Under certain conditions (which I am trying to understand as part of this question) ALL eigenvectors of the random sample covariance matrix are expected to be uniformly distributed on a unit sphere (see http://projecteuclid.org/download/pdfview_1/euclid.aop/1181334252 on pg 6/41 and in this thesis https://rucore.libraries.rutgers.edu/rutgers-lib/40727/ on pg 26)
(1) Could someone provide a reference to this result and
(2) is this true for any covariance matrix? Most studies are interested in only the diagonal support covariance matrix case and it makes me wonder if the result is applicable for more general supports.
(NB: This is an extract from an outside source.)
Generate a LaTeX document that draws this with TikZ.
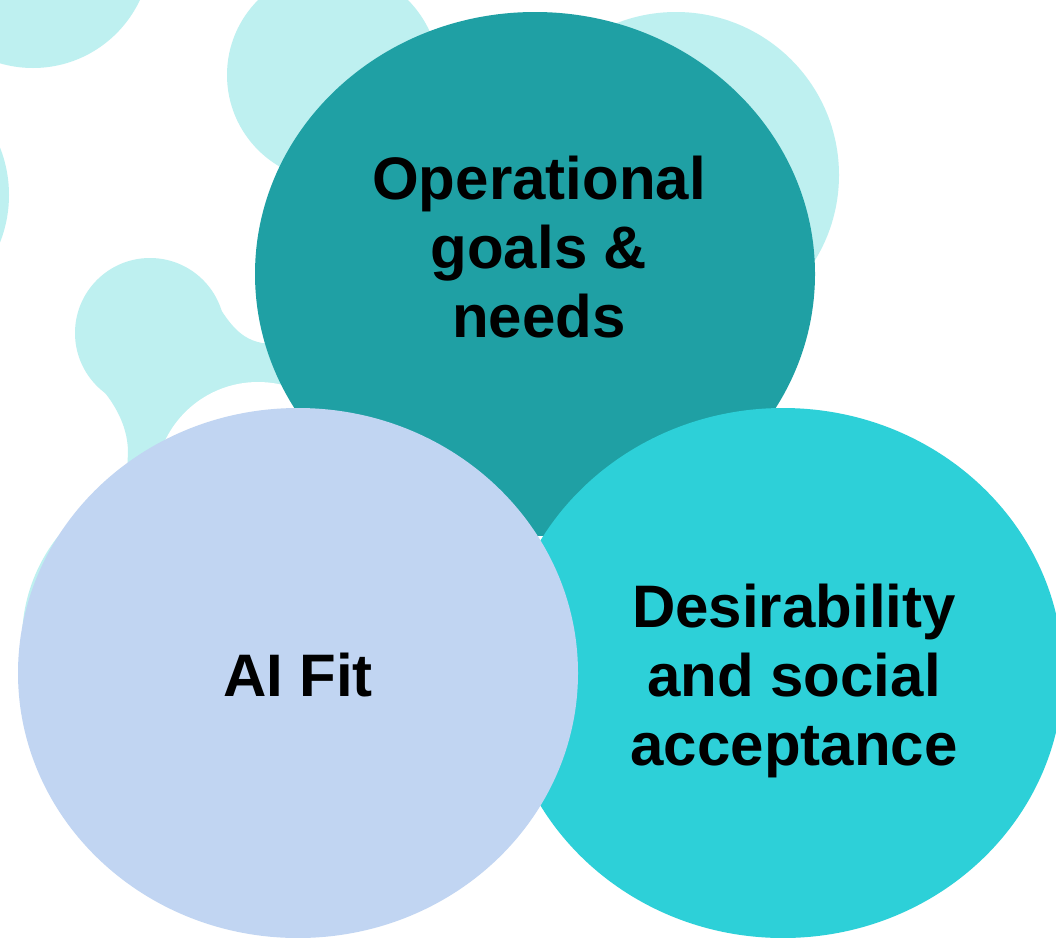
\documentclass[tikz,border=0pt]{standalone}
\usepackage{fontspec}
\setmainfont{Liberation Sans}
\usetikzlibrary{shapes.geometric}
\definecolor{tealc}{HTML}{1FA0A4}
\definecolor{cyanc}{HTML}{2DD0D8}
\definecolor{lavc}{HTML}{C1D5F2}
\definecolor{blobc}{HTML}{BEF0F0}
\begin{document}
\begin{tikzpicture}[x=1pt,y=-1pt,
  venn/.style={ellipse, minimum width=560pt, minimum height=524pt, inner sep=0pt, draw=none},
  vennlow/.style={venn, minimum height=530pt},
  blob/.style={fill=blobc},
  lbl/.style={font=\fontsize{60}{69}\selectfont\bfseries, align=center, inner sep=0pt, text=black}]
\useasboundingbox (0,0) rectangle (1056,937);
\begin{scope}
\clip (0,0) rectangle (1056,937);
\fill[white] (0,0) rectangle (1056,937);
% background blobs
\fill[blob] (33,-50) circle[radius=118];
\fill[blob] (-120,195) circle[radius=129];
\fill[blob] (333,75) circle[radius=106];
\fill[blob] (676,175) circle[radius=163];
\fill[blob] (150,333) circle[radius=75];
\fill[blob] (210,293) .. controls (225,315) and (235,338) .. (262,343) -- (320,343) -- (320,560) -- (127,560) -- (127,480) -- (128,450) .. controls (127,425) and (115,400) .. (87,373) -- cycle;
\fill[blob] (189,640) circle[radius=167];
\fill[white] (258,485) circle[radius=103];
% main circles
\node[venn, fill=tealc] (ops) at (535,274) {};
\node[vennlow, fill=cyanc] (des) at (783,673) {};
\node[vennlow, fill=lavc] (ai) at (298,673) {};
% labels
\node[lbl] (opst) at (539,247) {Operational\\goals \&\\needs};
\node[lbl] (dest) at (794,681) {Desirability\\and social\\acceptance};
\node[lbl] (ait) at (298,675) {AI Fit};
\end{scope}
\end{tikzpicture}
\end{document}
(3) Even in the diagonal case, they take $\Sigma = \sigma^{2}I$. Will the result hold in the diagonal support case if the entries on the diagonal are not the same i.e. $\Sigma = diag[\sigma_{1},\sigma_{2}…]$?
Best Answer
Assume $\Sigma = I_p$. The eigenvectors of $X^TX$ are the right singular vectors of $X$, e.g., $v_1,...,v_r$ with $r=\min(n,p)$ if the SVD of $X$ is $X=\sum_{i=1}^r s_i u_i v_i^T$.
You wish to prove that $v_i$ is uniformly distributed on the sphere. The key is that for any deterministic or random rotation matrix $Q\in O(p)$, $X$ and $XQ$ ar equal in distribution (this follows immediately for instance by observing that the rows of $X$ and $XQ$ are both iid $N(0,I_p)$).
This implies that for every $i=1,...,r$, the $i$-th singular vector $v_i$ is equal in distribution to the $i$-th singular vector of $XQ$ which is no other than $Q^Tv_i$ since the SVD of $XQ$ is $$XQ = \sum_i s_i u_i v_i^T Q = \sum_i s_i u_i (Q^Tv_i)^T.$$ Hence $v_i$ is equal in distribution to $Q^Tv_i$. Note that we made no assumption on $Q$ except that it belongs to $O(p)$ and is independent of $X$. In particular we would like to choose a random $Q\in O(p)$ such $Q^Tu$ is uniformly distributed on the sphere for every deterministic $u$ with $\|u\|=1$; if such $Q$ exists then in our SVD problem, $Q^Tv_i$ (which is equal in distribution to $v_i$) is thus uniformly distributed on the sphere.
Of course, the follow up question is how to construct such random matrix $Q$. This distribution is called the Haar measure of the orthogonal group $O(p)$.
If $\Sigma\ne I_p$ this is not true. For instance if $\Sigma= a a^T$ is rank one, the only right singular vector of $X$ is nonrandom and equal to $a/\|a\|$.